─── Information supplied ───
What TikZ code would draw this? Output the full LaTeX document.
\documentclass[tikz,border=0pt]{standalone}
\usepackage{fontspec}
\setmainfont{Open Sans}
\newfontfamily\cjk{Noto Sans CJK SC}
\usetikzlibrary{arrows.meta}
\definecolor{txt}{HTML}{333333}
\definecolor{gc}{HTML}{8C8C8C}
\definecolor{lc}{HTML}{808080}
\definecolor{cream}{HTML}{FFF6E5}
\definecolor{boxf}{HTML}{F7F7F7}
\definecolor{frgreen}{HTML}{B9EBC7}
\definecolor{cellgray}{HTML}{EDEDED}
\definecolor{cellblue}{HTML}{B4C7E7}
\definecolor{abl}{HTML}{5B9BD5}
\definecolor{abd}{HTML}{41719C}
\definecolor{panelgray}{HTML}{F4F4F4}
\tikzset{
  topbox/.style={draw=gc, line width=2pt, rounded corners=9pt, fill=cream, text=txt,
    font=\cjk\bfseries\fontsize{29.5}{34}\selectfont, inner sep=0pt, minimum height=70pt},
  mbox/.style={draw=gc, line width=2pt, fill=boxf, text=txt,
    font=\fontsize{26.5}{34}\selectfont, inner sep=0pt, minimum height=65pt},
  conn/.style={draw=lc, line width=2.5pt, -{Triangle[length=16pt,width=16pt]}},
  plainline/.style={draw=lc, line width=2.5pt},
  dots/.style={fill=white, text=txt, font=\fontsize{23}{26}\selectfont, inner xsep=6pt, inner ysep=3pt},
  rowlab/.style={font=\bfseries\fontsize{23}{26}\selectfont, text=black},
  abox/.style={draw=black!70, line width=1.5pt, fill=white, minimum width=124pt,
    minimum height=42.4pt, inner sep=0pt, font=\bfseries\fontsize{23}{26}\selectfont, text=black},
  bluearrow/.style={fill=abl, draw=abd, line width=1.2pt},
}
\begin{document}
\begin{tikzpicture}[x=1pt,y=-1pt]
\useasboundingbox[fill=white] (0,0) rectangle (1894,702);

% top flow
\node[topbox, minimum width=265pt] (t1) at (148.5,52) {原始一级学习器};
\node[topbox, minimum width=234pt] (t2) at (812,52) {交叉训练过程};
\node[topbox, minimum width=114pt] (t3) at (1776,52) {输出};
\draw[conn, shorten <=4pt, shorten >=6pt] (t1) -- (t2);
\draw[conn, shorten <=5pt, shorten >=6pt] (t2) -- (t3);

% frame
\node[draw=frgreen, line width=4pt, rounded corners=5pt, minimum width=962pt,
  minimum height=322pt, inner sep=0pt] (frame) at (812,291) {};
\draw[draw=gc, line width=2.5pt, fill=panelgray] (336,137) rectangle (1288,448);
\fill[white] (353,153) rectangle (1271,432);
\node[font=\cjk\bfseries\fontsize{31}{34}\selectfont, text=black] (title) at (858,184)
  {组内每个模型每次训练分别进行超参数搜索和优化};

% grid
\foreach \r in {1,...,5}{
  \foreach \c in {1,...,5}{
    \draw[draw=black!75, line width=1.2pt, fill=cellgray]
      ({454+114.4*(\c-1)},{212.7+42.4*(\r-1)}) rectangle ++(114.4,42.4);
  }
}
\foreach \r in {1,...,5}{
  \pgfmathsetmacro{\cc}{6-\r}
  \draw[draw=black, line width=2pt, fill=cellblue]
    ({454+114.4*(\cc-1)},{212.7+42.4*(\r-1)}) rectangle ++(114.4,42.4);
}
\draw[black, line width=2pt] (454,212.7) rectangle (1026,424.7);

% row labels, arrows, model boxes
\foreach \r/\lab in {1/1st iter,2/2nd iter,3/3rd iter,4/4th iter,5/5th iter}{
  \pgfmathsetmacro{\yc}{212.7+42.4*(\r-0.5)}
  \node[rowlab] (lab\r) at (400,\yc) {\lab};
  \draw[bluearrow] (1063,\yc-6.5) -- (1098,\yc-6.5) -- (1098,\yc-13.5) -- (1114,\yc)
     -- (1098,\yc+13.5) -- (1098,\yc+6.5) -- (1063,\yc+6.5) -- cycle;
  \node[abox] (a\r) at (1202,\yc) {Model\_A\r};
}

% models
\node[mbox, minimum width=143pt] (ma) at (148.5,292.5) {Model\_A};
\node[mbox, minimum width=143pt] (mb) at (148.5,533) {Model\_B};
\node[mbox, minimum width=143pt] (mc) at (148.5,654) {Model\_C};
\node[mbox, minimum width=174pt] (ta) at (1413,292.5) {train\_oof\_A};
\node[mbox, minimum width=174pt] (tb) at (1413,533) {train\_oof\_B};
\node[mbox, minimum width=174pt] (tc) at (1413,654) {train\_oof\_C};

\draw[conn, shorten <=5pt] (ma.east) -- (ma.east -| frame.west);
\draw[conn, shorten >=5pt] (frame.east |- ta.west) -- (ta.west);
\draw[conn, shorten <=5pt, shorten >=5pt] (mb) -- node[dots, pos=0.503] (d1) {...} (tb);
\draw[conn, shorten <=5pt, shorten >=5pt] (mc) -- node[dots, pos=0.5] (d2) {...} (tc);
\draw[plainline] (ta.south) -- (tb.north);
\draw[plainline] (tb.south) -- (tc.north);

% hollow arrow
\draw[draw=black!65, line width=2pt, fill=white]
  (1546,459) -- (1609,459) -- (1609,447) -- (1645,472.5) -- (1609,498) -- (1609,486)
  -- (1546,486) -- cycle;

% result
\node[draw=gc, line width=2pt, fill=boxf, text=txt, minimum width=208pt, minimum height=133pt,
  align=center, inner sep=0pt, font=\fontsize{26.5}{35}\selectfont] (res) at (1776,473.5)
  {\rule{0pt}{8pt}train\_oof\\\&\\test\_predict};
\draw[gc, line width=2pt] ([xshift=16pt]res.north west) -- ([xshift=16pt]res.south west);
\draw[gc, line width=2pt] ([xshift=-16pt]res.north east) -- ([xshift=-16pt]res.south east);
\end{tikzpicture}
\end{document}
───
Set problem:
Copy out the material word for word and line for line.

Reply to the exercise:
What TikZ code would draw this? Output the full LaTeX document.
\documentclass[tikz,border=0pt]{standalone}
\usepackage{fontspec}
\setmainfont{Open Sans}
\newfontfamily\cjk{Noto Sans CJK SC}
\usetikzlibrary{arrows.meta}
\definecolor{txt}{HTML}{333333}
\definecolor{gc}{HTML}{8C8C8C}
\definecolor{lc}{HTML}{808080}
\definecolor{cream}{HTML}{FFF6E5}
\definecolor{boxf}{HTML}{F7F7F7}
\definecolor{frgreen}{HTML}{B9EBC7}
\definecolor{cellgray}{HTML}{EDEDED}
\definecolor{cellblue}{HTML}{B4C7E7}
\definecolor{abl}{HTML}{5B9BD5}
\definecolor{abd}{HTML}{41719C}
\definecolor{panelgray}{HTML}{F4F4F4}
\tikzset{
  topbox/.style={draw=gc, line width=2pt, rounded corners=9pt, fill=cream, text=txt,
    font=\cjk\bfseries\fontsize{29.5}{34}\selectfont, inner sep=0pt, minimum height=70pt},
  mbox/.style={draw=gc, line width=2pt, fill=boxf, text=txt,
    font=\fontsize{26.5}{34}\selectfont, inner sep=0pt, minimum height=65pt},
  conn/.style={draw=lc, line width=2.5pt, -{Triangle[length=16pt,width=16pt]}},
  plainline/.style={draw=lc, line width=2.5pt},
  dots/.style={fill=white, text=txt, font=\fontsize{23}{26}\selectfont, inner xsep=6pt, inner ysep=3pt},
  rowlab/.style={font=\bfseries\fontsize{23}{26}\selectfont, text=black},
  abox/.style={draw=black!70, line width=1.5pt, fill=white, minimum width=124pt,
    minimum height=42.4pt, inner sep=0pt, font=\bfseries\fontsize{23}{26}\selectfont, text=black},
  bluearrow/.style={fill=abl, draw=abd, line width=1.2pt},
}
\begin{document}
\begin{tikzpicture}[x=1pt,y=-1pt]
\useasboundingbox[fill=white] (0,0) rectangle (1894,702);

% top flow
\node[topbox, minimum width=265pt] (t1) at (148.5,52) {原始一级学习器};
\node[topbox, minimum width=234pt] (t2) at (812,52) {交叉训练过程};
\node[topbox, minimum width=114pt] (t3) at (1776,52) {输出};
\draw[conn, shorten <=4pt, shorten >=6pt] (t1) -- (t2);
\draw[conn, shorten <=5pt, shorten >=6pt] (t2) -- (t3);

% frame
\node[draw=frgreen, line width=4pt, rounded corners=5pt, minimum width=962pt,
  minimum height=322pt, inner sep=0pt] (frame) at (812,291) {};
\draw[draw=gc, line width=2.5pt, fill=panelgray] (336,137) rectangle (1288,448);
\fill[white] (353,153) rectangle (1271,432);
\node[font=\cjk\bfseries\fontsize{31}{34}\selectfont, text=black] (title) at (858,184)
  {组内每个模型每次训练分别进行超参数搜索和优化};

% grid
\foreach \r in {1,...,5}{
  \foreach \c in {1,...,5}{
    \draw[draw=black!75, line width=1.2pt, fill=cellgray]
      ({454+114.4*(\c-1)},{212.7+42.4*(\r-1)}) rectangle ++(114.4,42.4);
  }
}
\foreach \r in {1,...,5}{
  \pgfmathsetmacro{\cc}{6-\r}
  \draw[draw=black, line width=2pt, fill=cellblue]
    ({454+114.4*(\cc-1)},{212.7+42.4*(\r-1)}) rectangle ++(114.4,42.4);
}
\draw[black, line width=2pt] (454,212.7) rectangle (1026,424.7);

% row labels, arrows, model boxes
\foreach \r/\lab in {1/1st iter,2/2nd iter,3/3rd iter,4/4th iter,5/5th iter}{
  \pgfmathsetmacro{\yc}{212.7+42.4*(\r-0.5)}
  \node[rowlab] (lab\r) at (400,\yc) {\lab};
  \draw[bluearrow] (1063,\yc-6.5) -- (1098,\yc-6.5) -- (1098,\yc-13.5) -- (1114,\yc)
     -- (1098,\yc+13.5) -- (1098,\yc+6.5) -- (1063,\yc+6.5) -- cycle;
  \node[abox] (a\r) at (1202,\yc) {Model\_A\r};
}

% models
\node[mbox, minimum width=143pt] (ma) at (148.5,292.5) {Model\_A};
\node[mbox, minimum width=143pt] (mb) at (148.5,533) {Model\_B};
\node[mbox, minimum width=143pt] (mc) at (148.5,654) {Model\_C};
\node[mbox, minimum width=174pt] (ta) at (1413,292.5) {train\_oof\_A};
\node[mbox, minimum width=174pt] (tb) at (1413,533) {train\_oof\_B};
\node[mbox, minimum width=174pt] (tc) at (1413,654) {train\_oof\_C};

\draw[conn, shorten <=5pt] (ma.east) -- (ma.east -| frame.west);
\draw[conn, shorten >=5pt] (frame.east |- ta.west) -- (ta.west);
\draw[conn, shorten <=5pt, shorten >=5pt] (mb) -- node[dots, pos=0.503] (d1) {...} (tb);
\draw[conn, shorten <=5pt, shorten >=5pt] (mc) -- node[dots, pos=0.5] (d2) {...} (tc);
\draw[plainline] (ta.south) -- (tb.north);
\draw[plainline] (tb.south) -- (tc.north);

% hollow arrow
\draw[draw=black!65, line width=2pt, fill=white]
  (1546,459) -- (1609,459) -- (1609,447) -- (1645,472.5) -- (1609,498) -- (1609,486)
  -- (1546,486) -- cycle;

% result
\node[draw=gc, line width=2pt, fill=boxf, text=txt, minimum width=208pt, minimum height=133pt,
  align=center, inner sep=0pt, font=\fontsize{26.5}{35}\selectfont] (res) at (1776,473.5)
  {\rule{0pt}{8pt}train\_oof\\\&\\test\_predict};
\draw[gc, line width=2pt] ([xshift=16pt]res.north west) -- ([xshift=16pt]res.south west);
\draw[gc, line width=2pt] ([xshift=-16pt]res.north east) -- ([xshift=-16pt]res.south east);
\end{tikzpicture}
\end{document}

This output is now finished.